● **TO DO**
Below are some records. Retype exactly the lines from the one containing "Give me the" through the one containing "const yTicks = [6, 4.5, 3, 1.5, -1.5, -3, -4.5, -6];", both included, skipping every picture.

-- RECORD LIST start --

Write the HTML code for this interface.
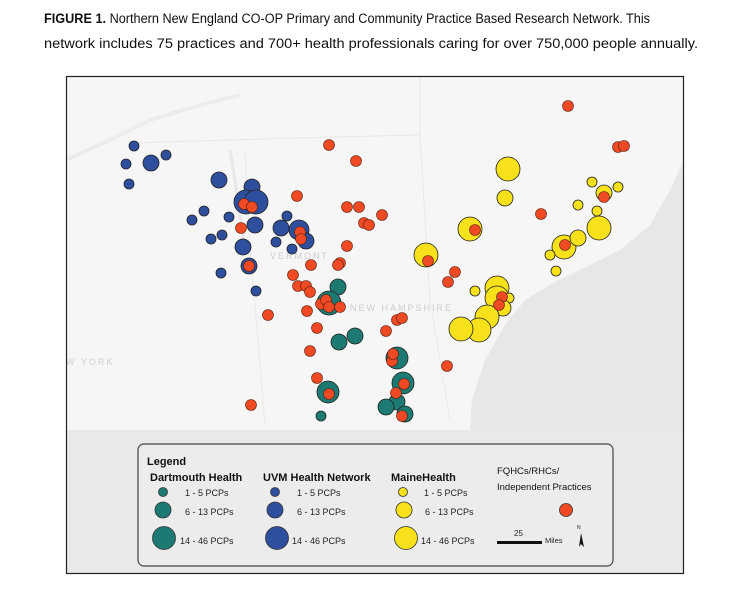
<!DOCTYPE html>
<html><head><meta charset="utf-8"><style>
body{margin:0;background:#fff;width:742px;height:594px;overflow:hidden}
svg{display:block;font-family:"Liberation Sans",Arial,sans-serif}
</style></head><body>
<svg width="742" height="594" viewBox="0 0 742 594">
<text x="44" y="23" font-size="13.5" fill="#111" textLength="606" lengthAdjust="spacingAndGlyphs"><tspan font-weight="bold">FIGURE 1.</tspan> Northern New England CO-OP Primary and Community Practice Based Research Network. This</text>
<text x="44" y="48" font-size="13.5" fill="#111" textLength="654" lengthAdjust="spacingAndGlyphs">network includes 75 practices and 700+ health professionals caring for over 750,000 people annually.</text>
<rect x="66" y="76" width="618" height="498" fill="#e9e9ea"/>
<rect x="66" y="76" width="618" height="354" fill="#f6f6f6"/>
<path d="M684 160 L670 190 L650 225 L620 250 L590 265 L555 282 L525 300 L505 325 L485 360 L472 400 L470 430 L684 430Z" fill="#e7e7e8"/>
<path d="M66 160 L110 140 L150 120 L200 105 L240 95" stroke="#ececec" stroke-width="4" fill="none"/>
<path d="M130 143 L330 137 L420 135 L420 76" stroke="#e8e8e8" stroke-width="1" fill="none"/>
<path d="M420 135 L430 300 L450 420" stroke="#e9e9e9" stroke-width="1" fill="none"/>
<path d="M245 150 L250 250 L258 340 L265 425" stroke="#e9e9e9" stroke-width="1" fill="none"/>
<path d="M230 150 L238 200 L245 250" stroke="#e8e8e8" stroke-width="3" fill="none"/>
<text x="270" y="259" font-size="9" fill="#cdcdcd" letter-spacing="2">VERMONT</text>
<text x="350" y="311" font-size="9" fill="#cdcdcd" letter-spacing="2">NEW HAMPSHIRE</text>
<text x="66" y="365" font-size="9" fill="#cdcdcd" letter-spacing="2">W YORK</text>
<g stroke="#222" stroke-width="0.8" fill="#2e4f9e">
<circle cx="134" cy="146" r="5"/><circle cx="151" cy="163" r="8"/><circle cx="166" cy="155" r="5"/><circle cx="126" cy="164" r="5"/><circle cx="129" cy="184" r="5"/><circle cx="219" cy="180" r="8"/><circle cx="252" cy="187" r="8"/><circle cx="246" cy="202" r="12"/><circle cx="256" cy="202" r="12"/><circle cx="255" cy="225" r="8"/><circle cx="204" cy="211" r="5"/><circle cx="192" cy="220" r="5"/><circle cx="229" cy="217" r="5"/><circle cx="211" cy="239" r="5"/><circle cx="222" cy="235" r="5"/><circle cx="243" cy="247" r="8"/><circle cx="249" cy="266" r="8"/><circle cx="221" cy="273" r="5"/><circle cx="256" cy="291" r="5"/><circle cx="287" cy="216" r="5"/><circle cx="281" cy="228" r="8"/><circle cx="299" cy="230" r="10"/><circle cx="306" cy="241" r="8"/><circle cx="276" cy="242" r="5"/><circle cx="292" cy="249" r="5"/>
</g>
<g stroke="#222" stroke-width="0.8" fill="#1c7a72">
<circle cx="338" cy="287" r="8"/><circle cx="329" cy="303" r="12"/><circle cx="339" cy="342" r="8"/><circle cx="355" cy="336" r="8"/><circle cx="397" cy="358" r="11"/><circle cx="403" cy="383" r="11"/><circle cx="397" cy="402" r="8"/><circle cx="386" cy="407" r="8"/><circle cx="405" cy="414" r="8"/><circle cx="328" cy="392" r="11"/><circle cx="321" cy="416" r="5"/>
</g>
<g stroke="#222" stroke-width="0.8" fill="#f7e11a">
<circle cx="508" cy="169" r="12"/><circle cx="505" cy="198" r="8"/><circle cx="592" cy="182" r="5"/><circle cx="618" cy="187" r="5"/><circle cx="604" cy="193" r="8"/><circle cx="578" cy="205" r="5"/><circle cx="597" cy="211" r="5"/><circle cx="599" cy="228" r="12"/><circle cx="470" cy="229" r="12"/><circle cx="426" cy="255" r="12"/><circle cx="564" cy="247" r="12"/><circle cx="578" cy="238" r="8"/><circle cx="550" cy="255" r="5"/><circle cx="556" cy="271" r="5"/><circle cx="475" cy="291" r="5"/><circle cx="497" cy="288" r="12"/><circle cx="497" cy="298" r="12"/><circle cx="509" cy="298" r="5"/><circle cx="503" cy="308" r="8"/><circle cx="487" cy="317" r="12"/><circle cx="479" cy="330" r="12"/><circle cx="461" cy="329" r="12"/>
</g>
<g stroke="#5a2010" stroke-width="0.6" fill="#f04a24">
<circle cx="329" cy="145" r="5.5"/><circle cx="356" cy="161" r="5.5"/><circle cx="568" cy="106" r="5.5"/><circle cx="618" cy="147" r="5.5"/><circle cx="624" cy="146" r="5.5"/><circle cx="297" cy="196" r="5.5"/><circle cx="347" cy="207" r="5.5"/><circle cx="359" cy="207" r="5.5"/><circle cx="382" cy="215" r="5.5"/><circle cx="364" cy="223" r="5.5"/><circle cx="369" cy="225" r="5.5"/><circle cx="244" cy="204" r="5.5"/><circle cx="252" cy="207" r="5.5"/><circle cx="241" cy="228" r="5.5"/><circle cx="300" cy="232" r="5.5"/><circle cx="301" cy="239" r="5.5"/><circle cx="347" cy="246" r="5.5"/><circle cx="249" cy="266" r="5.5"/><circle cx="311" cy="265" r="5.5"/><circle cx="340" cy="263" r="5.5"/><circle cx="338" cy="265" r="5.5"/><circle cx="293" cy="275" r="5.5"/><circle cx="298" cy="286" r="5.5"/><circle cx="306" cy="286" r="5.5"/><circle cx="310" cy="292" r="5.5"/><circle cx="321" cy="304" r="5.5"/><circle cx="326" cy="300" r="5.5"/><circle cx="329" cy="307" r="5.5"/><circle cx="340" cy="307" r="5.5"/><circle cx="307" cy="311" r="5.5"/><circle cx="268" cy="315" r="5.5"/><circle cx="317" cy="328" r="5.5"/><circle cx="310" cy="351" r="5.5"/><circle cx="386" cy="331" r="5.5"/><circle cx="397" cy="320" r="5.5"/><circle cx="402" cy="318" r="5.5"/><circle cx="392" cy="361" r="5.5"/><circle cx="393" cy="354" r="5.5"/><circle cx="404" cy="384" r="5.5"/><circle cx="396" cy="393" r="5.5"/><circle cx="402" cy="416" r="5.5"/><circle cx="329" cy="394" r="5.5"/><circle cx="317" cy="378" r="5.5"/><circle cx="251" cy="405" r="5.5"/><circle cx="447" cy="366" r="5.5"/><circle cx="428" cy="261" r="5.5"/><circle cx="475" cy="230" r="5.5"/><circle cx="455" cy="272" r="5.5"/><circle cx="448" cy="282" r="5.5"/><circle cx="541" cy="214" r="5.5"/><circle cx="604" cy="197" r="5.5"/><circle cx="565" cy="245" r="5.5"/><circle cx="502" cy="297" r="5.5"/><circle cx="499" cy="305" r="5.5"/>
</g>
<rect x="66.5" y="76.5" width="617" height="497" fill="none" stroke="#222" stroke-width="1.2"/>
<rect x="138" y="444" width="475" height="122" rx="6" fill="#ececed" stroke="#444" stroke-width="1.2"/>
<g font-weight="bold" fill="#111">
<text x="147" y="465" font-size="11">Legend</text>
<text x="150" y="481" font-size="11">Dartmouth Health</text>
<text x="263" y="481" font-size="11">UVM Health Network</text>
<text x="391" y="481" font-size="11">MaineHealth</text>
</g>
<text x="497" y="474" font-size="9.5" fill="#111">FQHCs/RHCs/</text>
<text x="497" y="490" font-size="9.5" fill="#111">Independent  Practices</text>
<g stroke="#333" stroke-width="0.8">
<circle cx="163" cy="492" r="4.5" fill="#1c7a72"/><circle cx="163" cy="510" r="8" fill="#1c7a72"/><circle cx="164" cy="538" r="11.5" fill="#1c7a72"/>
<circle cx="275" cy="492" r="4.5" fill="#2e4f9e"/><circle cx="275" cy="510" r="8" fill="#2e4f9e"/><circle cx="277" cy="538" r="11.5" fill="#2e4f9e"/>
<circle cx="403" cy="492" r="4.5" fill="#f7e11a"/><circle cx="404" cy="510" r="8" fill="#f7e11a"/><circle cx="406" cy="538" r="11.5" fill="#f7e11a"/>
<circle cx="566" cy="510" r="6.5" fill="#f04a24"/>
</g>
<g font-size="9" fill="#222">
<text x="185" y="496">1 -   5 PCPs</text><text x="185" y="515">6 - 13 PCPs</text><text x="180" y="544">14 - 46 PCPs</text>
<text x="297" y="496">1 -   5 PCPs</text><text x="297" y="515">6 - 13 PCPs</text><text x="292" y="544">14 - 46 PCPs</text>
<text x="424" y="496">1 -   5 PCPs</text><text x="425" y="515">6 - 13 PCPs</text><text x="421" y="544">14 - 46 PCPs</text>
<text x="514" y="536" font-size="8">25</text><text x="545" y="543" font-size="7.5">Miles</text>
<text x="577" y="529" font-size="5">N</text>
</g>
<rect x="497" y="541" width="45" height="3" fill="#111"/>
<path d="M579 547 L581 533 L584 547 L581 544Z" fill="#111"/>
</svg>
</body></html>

-- RECORD LIST end --
-- RECORD LIST start --

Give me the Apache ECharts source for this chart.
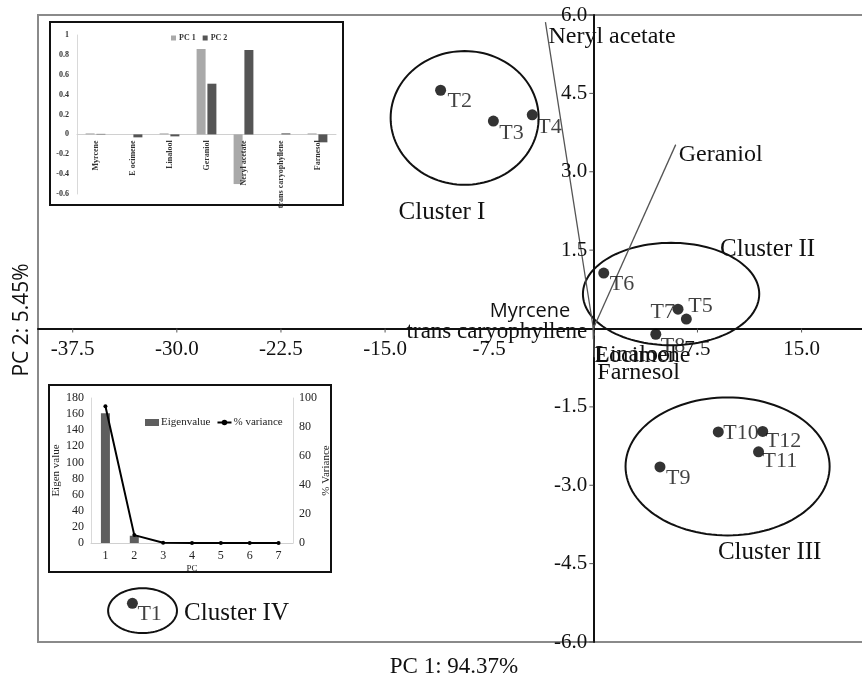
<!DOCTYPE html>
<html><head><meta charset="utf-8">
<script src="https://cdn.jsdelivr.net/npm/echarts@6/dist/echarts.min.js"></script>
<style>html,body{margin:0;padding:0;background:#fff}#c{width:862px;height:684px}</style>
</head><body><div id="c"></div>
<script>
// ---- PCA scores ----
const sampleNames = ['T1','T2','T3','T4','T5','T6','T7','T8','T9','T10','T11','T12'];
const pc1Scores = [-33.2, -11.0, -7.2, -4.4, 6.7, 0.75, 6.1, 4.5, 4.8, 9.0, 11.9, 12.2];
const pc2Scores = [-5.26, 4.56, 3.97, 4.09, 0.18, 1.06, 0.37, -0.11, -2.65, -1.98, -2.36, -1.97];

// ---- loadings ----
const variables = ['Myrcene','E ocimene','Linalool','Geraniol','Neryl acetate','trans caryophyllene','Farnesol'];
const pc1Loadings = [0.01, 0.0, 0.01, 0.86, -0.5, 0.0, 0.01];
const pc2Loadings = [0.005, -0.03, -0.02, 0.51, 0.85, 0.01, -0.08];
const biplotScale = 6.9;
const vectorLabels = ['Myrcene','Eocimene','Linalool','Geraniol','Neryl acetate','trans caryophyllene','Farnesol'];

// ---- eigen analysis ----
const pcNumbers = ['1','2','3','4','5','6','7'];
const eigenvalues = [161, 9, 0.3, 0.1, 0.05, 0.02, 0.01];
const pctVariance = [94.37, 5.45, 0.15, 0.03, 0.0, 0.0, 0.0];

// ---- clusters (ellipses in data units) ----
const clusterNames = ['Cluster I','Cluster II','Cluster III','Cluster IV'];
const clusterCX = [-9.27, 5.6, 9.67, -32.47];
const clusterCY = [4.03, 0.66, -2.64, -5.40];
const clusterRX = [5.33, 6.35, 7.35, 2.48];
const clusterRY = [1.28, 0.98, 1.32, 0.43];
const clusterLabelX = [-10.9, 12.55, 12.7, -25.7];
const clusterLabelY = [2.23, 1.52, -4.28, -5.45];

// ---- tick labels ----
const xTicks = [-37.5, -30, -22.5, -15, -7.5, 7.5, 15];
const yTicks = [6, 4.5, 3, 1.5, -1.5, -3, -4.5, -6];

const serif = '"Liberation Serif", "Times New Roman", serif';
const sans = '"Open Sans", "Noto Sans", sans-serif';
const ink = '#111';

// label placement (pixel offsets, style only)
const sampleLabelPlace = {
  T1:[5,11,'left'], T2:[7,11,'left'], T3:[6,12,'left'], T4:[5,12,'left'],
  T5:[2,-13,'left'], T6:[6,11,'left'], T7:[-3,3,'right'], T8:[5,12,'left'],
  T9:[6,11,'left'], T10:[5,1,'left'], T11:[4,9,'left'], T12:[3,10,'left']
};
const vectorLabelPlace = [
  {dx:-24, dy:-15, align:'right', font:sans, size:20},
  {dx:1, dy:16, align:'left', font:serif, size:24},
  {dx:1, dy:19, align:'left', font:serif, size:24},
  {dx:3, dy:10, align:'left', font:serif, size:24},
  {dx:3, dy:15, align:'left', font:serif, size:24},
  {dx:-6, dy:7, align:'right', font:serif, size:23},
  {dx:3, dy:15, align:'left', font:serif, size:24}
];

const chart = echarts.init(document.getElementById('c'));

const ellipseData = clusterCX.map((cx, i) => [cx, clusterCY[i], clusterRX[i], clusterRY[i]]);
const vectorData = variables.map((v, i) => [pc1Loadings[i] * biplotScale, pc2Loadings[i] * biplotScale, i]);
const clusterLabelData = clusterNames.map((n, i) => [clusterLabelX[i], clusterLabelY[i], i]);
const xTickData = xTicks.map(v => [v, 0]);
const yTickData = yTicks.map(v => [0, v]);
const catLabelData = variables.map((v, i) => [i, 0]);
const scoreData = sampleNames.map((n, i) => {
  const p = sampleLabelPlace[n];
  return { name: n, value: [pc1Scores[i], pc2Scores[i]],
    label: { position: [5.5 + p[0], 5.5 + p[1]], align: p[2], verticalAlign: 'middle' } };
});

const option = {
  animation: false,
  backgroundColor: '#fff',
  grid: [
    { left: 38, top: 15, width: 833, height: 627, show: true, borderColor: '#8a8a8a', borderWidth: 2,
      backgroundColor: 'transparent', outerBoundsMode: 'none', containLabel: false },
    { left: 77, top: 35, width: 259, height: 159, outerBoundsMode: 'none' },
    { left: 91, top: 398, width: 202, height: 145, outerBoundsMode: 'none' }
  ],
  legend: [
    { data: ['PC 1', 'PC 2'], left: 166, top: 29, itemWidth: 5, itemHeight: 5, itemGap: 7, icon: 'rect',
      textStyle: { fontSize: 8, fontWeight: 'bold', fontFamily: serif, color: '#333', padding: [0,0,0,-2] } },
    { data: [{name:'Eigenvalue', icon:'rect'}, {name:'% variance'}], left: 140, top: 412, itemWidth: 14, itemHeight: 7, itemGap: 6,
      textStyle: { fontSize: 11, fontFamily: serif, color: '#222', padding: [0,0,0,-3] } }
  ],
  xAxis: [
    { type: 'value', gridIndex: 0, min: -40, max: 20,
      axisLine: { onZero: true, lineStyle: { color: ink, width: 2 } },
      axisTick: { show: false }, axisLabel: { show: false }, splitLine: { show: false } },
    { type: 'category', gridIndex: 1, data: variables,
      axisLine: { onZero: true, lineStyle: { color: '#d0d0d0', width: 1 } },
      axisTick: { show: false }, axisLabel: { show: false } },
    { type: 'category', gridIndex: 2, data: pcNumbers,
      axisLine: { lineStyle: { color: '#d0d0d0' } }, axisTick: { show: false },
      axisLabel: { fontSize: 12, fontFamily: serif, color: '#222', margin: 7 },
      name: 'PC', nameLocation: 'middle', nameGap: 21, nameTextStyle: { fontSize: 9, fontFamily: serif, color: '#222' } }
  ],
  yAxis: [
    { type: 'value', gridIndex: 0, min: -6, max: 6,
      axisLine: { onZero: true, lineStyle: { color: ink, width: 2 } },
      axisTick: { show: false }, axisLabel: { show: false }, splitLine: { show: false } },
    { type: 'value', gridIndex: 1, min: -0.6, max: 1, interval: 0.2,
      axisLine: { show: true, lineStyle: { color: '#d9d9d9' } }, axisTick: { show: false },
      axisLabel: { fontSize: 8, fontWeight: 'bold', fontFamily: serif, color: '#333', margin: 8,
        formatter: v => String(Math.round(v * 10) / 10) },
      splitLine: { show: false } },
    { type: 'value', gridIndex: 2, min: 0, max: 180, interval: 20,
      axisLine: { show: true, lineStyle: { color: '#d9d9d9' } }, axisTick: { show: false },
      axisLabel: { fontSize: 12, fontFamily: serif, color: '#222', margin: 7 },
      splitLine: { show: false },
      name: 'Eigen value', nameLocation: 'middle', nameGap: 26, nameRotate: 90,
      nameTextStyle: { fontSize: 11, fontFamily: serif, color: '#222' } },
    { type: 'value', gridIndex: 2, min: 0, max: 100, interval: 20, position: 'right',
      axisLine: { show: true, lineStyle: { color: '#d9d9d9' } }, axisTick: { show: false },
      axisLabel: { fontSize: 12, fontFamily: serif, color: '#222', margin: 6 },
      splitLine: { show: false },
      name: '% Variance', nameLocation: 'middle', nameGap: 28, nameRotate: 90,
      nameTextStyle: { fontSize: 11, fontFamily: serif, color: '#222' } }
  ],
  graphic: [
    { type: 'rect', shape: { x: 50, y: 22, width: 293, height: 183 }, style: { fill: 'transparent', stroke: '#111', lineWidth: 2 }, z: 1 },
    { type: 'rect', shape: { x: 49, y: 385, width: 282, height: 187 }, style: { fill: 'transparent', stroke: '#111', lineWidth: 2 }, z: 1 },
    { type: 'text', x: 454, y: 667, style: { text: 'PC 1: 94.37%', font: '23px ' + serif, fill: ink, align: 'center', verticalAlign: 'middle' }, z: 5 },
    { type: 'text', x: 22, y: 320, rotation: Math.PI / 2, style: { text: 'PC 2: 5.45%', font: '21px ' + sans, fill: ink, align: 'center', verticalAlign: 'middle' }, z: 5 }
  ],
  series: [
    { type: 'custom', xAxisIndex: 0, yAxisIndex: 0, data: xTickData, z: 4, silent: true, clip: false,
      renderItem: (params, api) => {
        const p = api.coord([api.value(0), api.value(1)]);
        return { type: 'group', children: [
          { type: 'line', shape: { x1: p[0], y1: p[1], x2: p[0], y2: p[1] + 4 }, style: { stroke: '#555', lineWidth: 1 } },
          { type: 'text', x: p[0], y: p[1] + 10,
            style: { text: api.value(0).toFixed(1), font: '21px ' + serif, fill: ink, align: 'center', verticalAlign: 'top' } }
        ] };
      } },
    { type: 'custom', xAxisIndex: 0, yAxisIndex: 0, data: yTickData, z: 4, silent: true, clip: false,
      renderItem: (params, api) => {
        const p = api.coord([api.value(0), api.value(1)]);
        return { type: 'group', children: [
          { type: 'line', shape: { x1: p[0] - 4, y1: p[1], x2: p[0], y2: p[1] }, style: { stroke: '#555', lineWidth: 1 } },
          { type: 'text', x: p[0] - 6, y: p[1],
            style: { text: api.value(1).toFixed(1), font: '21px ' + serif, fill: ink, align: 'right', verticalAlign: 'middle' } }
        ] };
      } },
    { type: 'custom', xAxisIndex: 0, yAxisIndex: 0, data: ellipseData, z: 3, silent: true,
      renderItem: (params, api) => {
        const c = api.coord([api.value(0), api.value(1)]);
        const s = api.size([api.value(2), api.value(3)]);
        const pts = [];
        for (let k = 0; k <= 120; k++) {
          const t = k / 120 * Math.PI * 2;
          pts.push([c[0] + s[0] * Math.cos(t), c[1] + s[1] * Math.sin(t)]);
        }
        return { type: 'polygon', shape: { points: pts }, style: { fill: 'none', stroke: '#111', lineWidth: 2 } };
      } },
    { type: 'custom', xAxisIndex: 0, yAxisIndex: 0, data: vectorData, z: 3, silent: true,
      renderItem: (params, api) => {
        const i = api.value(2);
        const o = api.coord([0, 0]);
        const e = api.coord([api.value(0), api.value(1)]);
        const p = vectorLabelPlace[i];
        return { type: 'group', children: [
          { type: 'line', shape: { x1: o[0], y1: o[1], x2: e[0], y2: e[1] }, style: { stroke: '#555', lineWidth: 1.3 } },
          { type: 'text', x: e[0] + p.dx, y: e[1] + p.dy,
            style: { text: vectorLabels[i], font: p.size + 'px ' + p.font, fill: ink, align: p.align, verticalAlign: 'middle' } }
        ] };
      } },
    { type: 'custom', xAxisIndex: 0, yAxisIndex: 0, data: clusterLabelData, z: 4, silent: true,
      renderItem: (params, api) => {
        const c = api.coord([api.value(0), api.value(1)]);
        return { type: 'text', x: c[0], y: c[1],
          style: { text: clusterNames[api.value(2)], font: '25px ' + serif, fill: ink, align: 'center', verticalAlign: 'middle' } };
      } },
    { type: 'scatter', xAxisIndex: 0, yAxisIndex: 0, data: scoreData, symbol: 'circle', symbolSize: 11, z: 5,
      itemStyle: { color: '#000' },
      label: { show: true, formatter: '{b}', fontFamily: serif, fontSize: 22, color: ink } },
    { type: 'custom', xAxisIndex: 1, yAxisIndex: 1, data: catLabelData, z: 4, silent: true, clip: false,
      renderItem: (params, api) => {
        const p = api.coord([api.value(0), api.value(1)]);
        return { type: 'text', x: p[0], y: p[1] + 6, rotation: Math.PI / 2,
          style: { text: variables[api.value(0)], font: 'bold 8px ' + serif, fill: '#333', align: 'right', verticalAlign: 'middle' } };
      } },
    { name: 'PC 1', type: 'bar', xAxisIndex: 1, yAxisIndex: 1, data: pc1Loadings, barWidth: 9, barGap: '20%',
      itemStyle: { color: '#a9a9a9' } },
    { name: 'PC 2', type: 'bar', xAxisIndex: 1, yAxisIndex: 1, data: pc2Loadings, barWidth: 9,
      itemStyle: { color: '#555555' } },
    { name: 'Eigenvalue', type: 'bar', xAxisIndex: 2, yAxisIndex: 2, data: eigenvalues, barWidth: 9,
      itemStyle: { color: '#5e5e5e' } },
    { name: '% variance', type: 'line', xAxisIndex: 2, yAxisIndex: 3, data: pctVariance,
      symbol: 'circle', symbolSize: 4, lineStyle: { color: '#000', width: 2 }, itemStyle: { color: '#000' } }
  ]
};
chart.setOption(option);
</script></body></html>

-- RECORD LIST end --
-- RECORD LIST start --

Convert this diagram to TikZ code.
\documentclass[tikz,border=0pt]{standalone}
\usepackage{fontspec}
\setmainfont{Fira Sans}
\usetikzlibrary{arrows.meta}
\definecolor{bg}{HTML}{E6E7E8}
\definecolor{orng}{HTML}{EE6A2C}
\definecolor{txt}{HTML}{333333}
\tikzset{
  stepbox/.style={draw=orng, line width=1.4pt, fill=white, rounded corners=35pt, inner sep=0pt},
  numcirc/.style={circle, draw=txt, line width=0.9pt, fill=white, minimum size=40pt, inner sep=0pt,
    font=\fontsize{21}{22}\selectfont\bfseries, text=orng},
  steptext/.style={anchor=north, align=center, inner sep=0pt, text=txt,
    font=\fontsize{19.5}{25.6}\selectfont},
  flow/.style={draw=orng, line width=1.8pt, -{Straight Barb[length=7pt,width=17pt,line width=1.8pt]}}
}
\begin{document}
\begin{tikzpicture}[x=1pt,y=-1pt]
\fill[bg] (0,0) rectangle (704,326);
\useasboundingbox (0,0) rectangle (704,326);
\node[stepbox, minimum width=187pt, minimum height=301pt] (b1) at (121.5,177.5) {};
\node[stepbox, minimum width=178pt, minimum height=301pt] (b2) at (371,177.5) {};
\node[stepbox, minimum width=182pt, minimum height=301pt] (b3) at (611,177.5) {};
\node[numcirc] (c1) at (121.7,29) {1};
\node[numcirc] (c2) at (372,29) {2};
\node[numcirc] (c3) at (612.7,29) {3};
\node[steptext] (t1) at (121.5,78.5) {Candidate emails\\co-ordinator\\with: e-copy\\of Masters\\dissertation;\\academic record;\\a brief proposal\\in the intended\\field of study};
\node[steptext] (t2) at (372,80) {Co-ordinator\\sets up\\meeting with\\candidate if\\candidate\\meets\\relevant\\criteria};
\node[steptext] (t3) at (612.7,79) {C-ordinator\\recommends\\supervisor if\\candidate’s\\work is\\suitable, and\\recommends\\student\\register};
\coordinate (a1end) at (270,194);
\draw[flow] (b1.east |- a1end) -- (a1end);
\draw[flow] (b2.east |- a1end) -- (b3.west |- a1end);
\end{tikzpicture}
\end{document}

-- RECORD LIST end --

● **WRITTEN ANSWER**
Give me the Apache ECharts source for this chart.
<!DOCTYPE html>
<html><head><meta charset="utf-8">
<script src="https://cdn.jsdelivr.net/npm/echarts@6/dist/echarts.min.js"></script>
<style>html,body{margin:0;padding:0;background:#fff}#c{width:862px;height:684px}</style>
</head><body><div id="c"></div>
<script>
// ---- PCA scores ----
const sampleNames = ['T1','T2','T3','T4','T5','T6','T7','T8','T9','T10','T11','T12'];
const pc1Scores = [-33.2, -11.0, -7.2, -4.4, 6.7, 0.75, 6.1, 4.5, 4.8, 9.0, 11.9, 12.2];
const pc2Scores = [-5.26, 4.56, 3.97, 4.09, 0.18, 1.06, 0.37, -0.11, -2.65, -1.98, -2.36, -1.97];

// ---- loadings ----
const variables = ['Myrcene','E ocimene','Linalool','Geraniol','Neryl acetate','trans caryophyllene','Farnesol'];
const pc1Loadings = [0.01, 0.0, 0.01, 0.86, -0.5, 0.0, 0.01];
const pc2Loadings = [0.005, -0.03, -0.02, 0.51, 0.85, 0.01, -0.08];
const biplotScale = 6.9;
const vectorLabels = ['Myrcene','Eocimene','Linalool','Geraniol','Neryl acetate','trans caryophyllene','Farnesol'];

// ---- eigen analysis ----
const pcNumbers = ['1','2','3','4','5','6','7'];
const eigenvalues = [161, 9, 0.3, 0.1, 0.05, 0.02, 0.01];
const pctVariance = [94.37, 5.45, 0.15, 0.03, 0.0, 0.0, 0.0];

// ---- clusters (ellipses in data units) ----
const clusterNames = ['Cluster I','Cluster II','Cluster III','Cluster IV'];
const clusterCX = [-9.27, 5.6, 9.67, -32.47];
const clusterCY = [4.03, 0.66, -2.64, -5.40];
const clusterRX = [5.33, 6.35, 7.35, 2.48];
const clusterRY = [1.28, 0.98, 1.32, 0.43];
const clusterLabelX = [-10.9, 12.55, 12.7, -25.7];
const clusterLabelY = [2.23, 1.52, -4.28, -5.45];

// ---- tick labels ----
const xTicks = [-37.5, -30, -22.5, -15, -7.5, 7.5, 15];
const yTicks = [6, 4.5, 3, 1.5, -1.5, -3, -4.5, -6];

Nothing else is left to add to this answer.